Once these classifying co-ordinates are identified, helping us as individuals to find our place in a certain time and in regard to the artistic production of that time, we can return to our original question. The answer seems obvious after all that has been said. Contemporary ceramic art is to be found travelling in the opposite direction from Apagogic or Post-Auratic Art, it is its counterpart, establishing itself– as we shall see – as the authentic Auratic Art (or more exactly setting itself within the redefinition of this concept with which we will finish this examination).

Our attempts at theoretical comprehension do not gain force and strength by generalisation, by considering that, generically, all work coming under the enormous pluralistic heading of ‘contemporary ceramic art’ serves as an expression of the condition of true Auratic Art in the present day. On the contrary, the development of these ideas has matured through starting from the personal and working towards the general in spite of the fact that here we have examined them from the general to the personal. And so we can confirm with no more hesitation (but with apologies for taking so long to arrive at the subject of this text, hoping only that it has helped towards a greater aesthetic appreciation and understanding,) that the work of José Antonio Sarmiento which is presented here (as well as other work produced in anagama-noborigama kilns) are works of art which are especially representative of the most sublime Auratic Art. This is an honour shared, from the writer’s point of view, with the great Japanese masters of ceramics and with others who have instinctively understood, as has José Antonio Sarmiento, all that has been said here simply by way of their personal sensibility and artistic capability.

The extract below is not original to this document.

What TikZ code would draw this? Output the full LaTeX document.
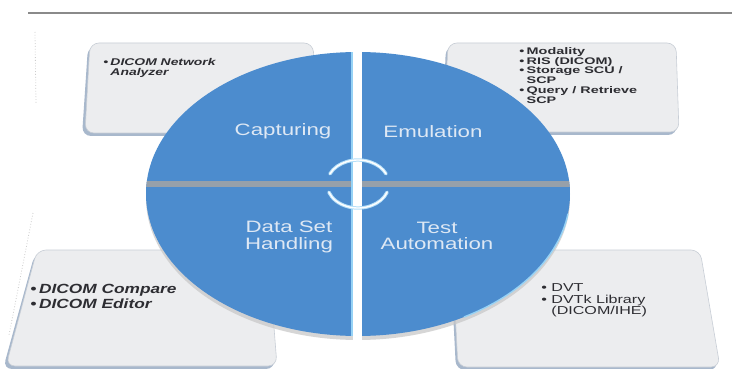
\documentclass[tikz,border=0pt]{standalone}
\usepackage{fontspec}
\setmainfont{Liberation Sans}
\definecolor{discblue}{RGB}{76,140,206}
\definecolor{disctext}{RGB}{222,232,244}
\definecolor{bandgray}{RGB}{150,160,170}
\definecolor{lightrim}{RGB}{150,210,245}
\definecolor{boxgray}{RGB}{236,237,239}
\definecolor{boxedge}{RGB}{168,184,204}
\definecolor{boxline}{RGB}{200,206,214}
\definecolor{boxtext}{RGB}{45,45,50}
\definecolor{rulegray}{RGB}{138,138,138}
\begin{document}
\begin{tikzpicture}[x=1pt,y=-1pt,
  boxshadow/.style={fill=boxedge, rounded corners=9pt},
  boxfill/.style={fill=boxgray, draw=boxline, line width=0.6pt, rounded corners=9pt},
  disclabel/.style={font=\fontsize{16.5}{16.5}\selectfont, text=disctext, align=center, inner sep=0pt, xscale=1.35},
  boxlabel/.style={text=boxtext, align=left, inner sep=0pt, anchor=north west},
  cyclearc/.style={line width=3.4pt, draw=lightrim!70!white, line cap=round},
  cycleinner/.style={line width=1.4pt, draw=white, line cap=round}]
\useasboundingbox (0,0) rectangle (732,369);
\fill[white] (0,0) rectangle (732,369);
% top rule
\coordinate (ruleL) at (28,13);
\coordinate (ruleR) at (732,13);
\draw[rulegray, line width=2pt] (ruleL) -- (ruleR);
% faint dotted artifacts
\draw[gray!40, dotted, line width=0.8pt] (35,32) -- (36,104);
\draw[gray!40, dotted, line width=0.8pt] (33,213) -- (9,335);
% boxes (behind the disc)
\fill[boxshadow] (88,46) -- (311,46) -- (316,136) -- (82,136) -- cycle;
\draw[boxfill] (90,43) -- (313,43) -- (318,133) -- (85,133) -- cycle;
\fill[boxshadow] (446,46) -- (674,46) -- (677,135) -- (442,135) -- cycle;
\draw[boxfill] (448,43) -- (676,43) -- (679,132) -- (444,132) -- cycle;
\fill[boxshadow] (35,253) -- (266,253) -- (275,369) -- (3,369) -- cycle;
\draw[boxfill] (37,250) -- (268,250) -- (277,366) -- (6,366) -- cycle;
\fill[boxshadow] (450,253) -- (698,253) -- (718,370) -- (456,370) -- cycle;
\draw[boxfill] (452,250) -- (700,250) -- (720,367) -- (458,367) -- cycle;
% disc
\fill[gray!45, opacity=0.7] (358,198) ellipse [x radius=212, y radius=142];
\fill[discblue] (358,194) ellipse [x radius=212, y radius=142];
\begin{scope}
  \clip (358,194) ellipse [x radius=212, y radius=142];
  \fill[bandgray] (140,181) rectangle (580,187);
  \draw[lightrim, line width=1.5pt] (352,40) -- (352,345);
\end{scope}
\fill[white] (353,40) rectangle (362,345);
\draw[lightrim, line width=1.4pt] (358,194) ++(8:212 and 142) arc[start angle=8, end angle=60, x radius=212, y radius=142];
% centre cycle arcs
\draw[cyclearc] (358,184) ++(205:31 and 24) arc[start angle=205, end angle=335, x radius=31, y radius=24];
\draw[cycleinner] (358,184) ++(205:31 and 24) arc[start angle=205, end angle=335, x radius=31, y radius=24];
\draw[cyclearc] (358,184) ++(20:31 and 24) arc[start angle=20, end angle=160, x radius=31, y radius=24];
\draw[cycleinner] (358,184) ++(20:31 and 24) arc[start angle=20, end angle=160, x radius=31, y radius=24];
% disc labels
\node[disclabel] (capt) at (283,131) {Capturing};
\node[disclabel] (emul) at (433,132) {Emulation};
\node[disclabel] (dsh) at (289,237) {Data Set\\Handling};
\node[disclabel] (tauto) at (437,236) {Test\\Automation};
% box labels
\node[boxlabel, font=\fontsize{9.8}{10}\selectfont\bfseries\itshape, xscale=1.42] (tltext) at (103,58)
  {\begin{tabular}{@{}l@{\,}l@{}}• & DICOM Network\\ & Analyzer\end{tabular}};
\node[boxlabel, font=\fontsize{9.6}{9.7}\selectfont\bfseries, xscale=1.5] (trtext) at (519,47)
  {\begin{tabular}{@{}l@{\,}l@{}}• & Modality\\ • & RIS (DICOM)\\ • & Storage SCU /\\ & SCP\\ • & Query / Retrieve\\ & SCP\end{tabular}};
\node[boxlabel, font=\fontsize{13.3}{15}\selectfont\bfseries\itshape, xscale=1.3] (bltext) at (30,283)
  {\begin{tabular}{@{}l@{\,}l@{}}• & DICOM Compare\\ • & DICOM Editor\end{tabular}};
\node[boxlabel, font=\fontsize{11.5}{11.5}\selectfont, xscale=1.4] (brtext) at (541,283)
  {\begin{tabular}{@{}l@{\ }l@{}}• & DVT\\ • & DVTk Library\\ & (DICOM/IHE)\end{tabular}};
\end{tikzpicture}
\end{document}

But why does it generally seem to us that anagama-noborigama wood fired ceramics, particularly the work of José Antonio Sarmiento, is more essentially Auratic Art than other works (at least when we talk of Spanish ceramic art)? To understand this, let us redefine the material concept of aura in a work of art (without losing the nucleus of the preceding significance) as the effect of wood fire on a raw clay surface. That is to say the aura is the mark left by the fire. In this way these types of work become unique making it impossible to submit them to any form of mass production, if we take Benjamin’s original definition of mass production as our standard. (Although here we must remember that not all ceramic pieces are of the same quality; some dreadful examples of industrial mass produced pottery may come to mind). There is a need for technical know-how or ‘knowing how to make art’ as Aristotle said, that is absolutely imperative in this context. From knowing ones materials in throwing, shaping and plastic properties to learning the rhythm of a seven-day firing process. And lastly, here the well-known comparison between the process of learning to manage an anagama-noborigama kiln and learning to manage a sailing boat seems particularly relevant to us and suggestive, in its transcendental technological and artistic meaning, of art as techné.

And so are we not justified in talking in this way, talking of the ceramics of the great fire of anagama-noborigama kilns as the truest form of ceramic Auratic Art in which the auras become red-hot?